It is better to be beautiful than to be good. But it is better to be good than to be ugly.
— Oscar Wilde
There’s something appropriate about adding the term “evolution” to the title of any fighting game. The term evokes Darwinian notions of natural selection and the survival of the fittest, which seemingly is the goal of the tournament style gameplay.
This description seems particularly appropriate given Capcom’s historical approach to the genre. While even old school gamers may not be familiar with or even have seen the original Street Fighter, Street Fighter II may be the poster child for adaptation within this species of game with its various iterations, including Street Fighter II, Street Fighter II: Champion Edition, Super Street Fighter II, and Super Street Fighter II Turbo. The evolution of Street Fighter was a long, slow process marked by these various microevolutionary changes over the course of nearly a decade until Capcom finally released the next evolution of the game with the long awaitedStreet Fighter III.
If anything, Capcom Fighting Evolution offers us the fossil record of this subtle, gradual evolution of the genre by collecting characters from the various games that intervened between the release of the now classic Street Fighter II and Street Fighter III. In addition to some of the characters from those games (series favorites like Ryu, Chun Li, and M. Bison all make appearances), Capcom has also included characters from Street Fighter Zero (aka Street Fighter Alpha) and some from the fighting games developed while the Street Fighter II tweaks were still ongoing throughout the decade of the 90s — Darkstalkers and Red Earth (aka Warzard).
The concept behind this game then seems to be to allow players to witness the various strengths and weaknesses of Capcom’s own evolution of the fighting genre by pitting characters from one species or subspecies to the next.
If all of this metaphor seems to suggest that playing this game is a bit like playing a lesson in biology, well, there is a reason why I took breaks from the game to replay GTA: San Andreas. The same reasons I believe that a number of years ago (think the Commodore 64 era) when a well meaning aunt of mine came to visit and purchased an educational game as a gift, I promptly traded it in when she left for home for a copy of Electronic Arts’ Heart of Africa — learning can be fun, but I’d much rather do it with a machete in my hand as I whip the heads off of snakes than by gunning down aliens by solving math problems.

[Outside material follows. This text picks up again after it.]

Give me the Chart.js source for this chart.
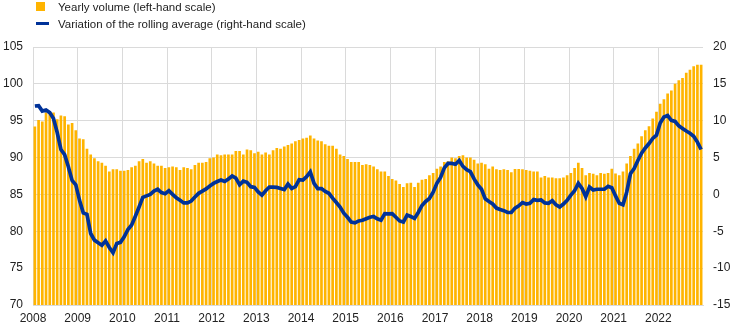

In that sense, Fighting Evolution is more an academic oddity, one better suited to the hardcore fighting game aficionado interested in seeing how a Street Fighter II-era Ryu stacks up against the evolved Chun Li of Street Fighter III, than a gamer interested in testing their twitchy fighting skills against a live or computer controlled opponent.
Then, again, the game was a big hit with my 10-year-old daughter. Much to my 90s-era coin-op veteran horror, she picked it up one day after school and quickly vanquished the computer with every female character. When asked what strategy she employed, my daughter responded, “It’s simply a matter of pushing buttons, Dad.” My years of training and all of the countless quarters dropped into SF II in the student union suddenly seemed wasted, particularly as I struggled once again — despite my more strategic mastery of complicated combos and special moves — against that agonizingly difficult bastard Guile.
And, ultimately, my daughter’s observations may belie the most obvious truth of this lesson in the video game fossil record. For example, the comparison of fighters from various eras not only allows you to see changes made to gameplay, but to the graphics as well. The SF II pixels sure do pale in comparison when pitted against the better developed and pixilated bodies of Red Earth. Also, if you recall, the original SF II was one of the first games to offer multiple endings based on who you chose to play with. Winning allowed you to understand the purpose that character had in besting this cavalcade of fighters — be it for revenge, fame, or world domination. While these endings were, perhaps, a bit hokey and felt tacked on, they at least hint at a reason for your fighters to fight beyond violence for violence’s sake and offered some reason to master each fighter as that was the only way of understanding the full story behind these tournaments. Instead of endings that develop the characters, Fighting Evolution chooses to show a comic book-style page for each member of your fighting duo after beating the tournament’s champion. With no explanatory text whatsoever, these pictures — while pretty — lack any kind of context to help the player understand why his character, having beaten Pyron, is suddenly stalking wolves or dressed for a Broadway show. (And if those two examples made no sense to you, I wish I could help because they equally made no sense to me.)
While evolution suggests a movement towards more complex organisms based on the strengths of the simple organisms of a prior age, Capcom’s “evolution” seems a bit regressive. From the notion that “pushing buttons” is the only strategy necessary to master these types of games to the beautifully hand drawn but nonsensical endings, Capcom’s games have clearly evolved stylistically but foundered in the substance department.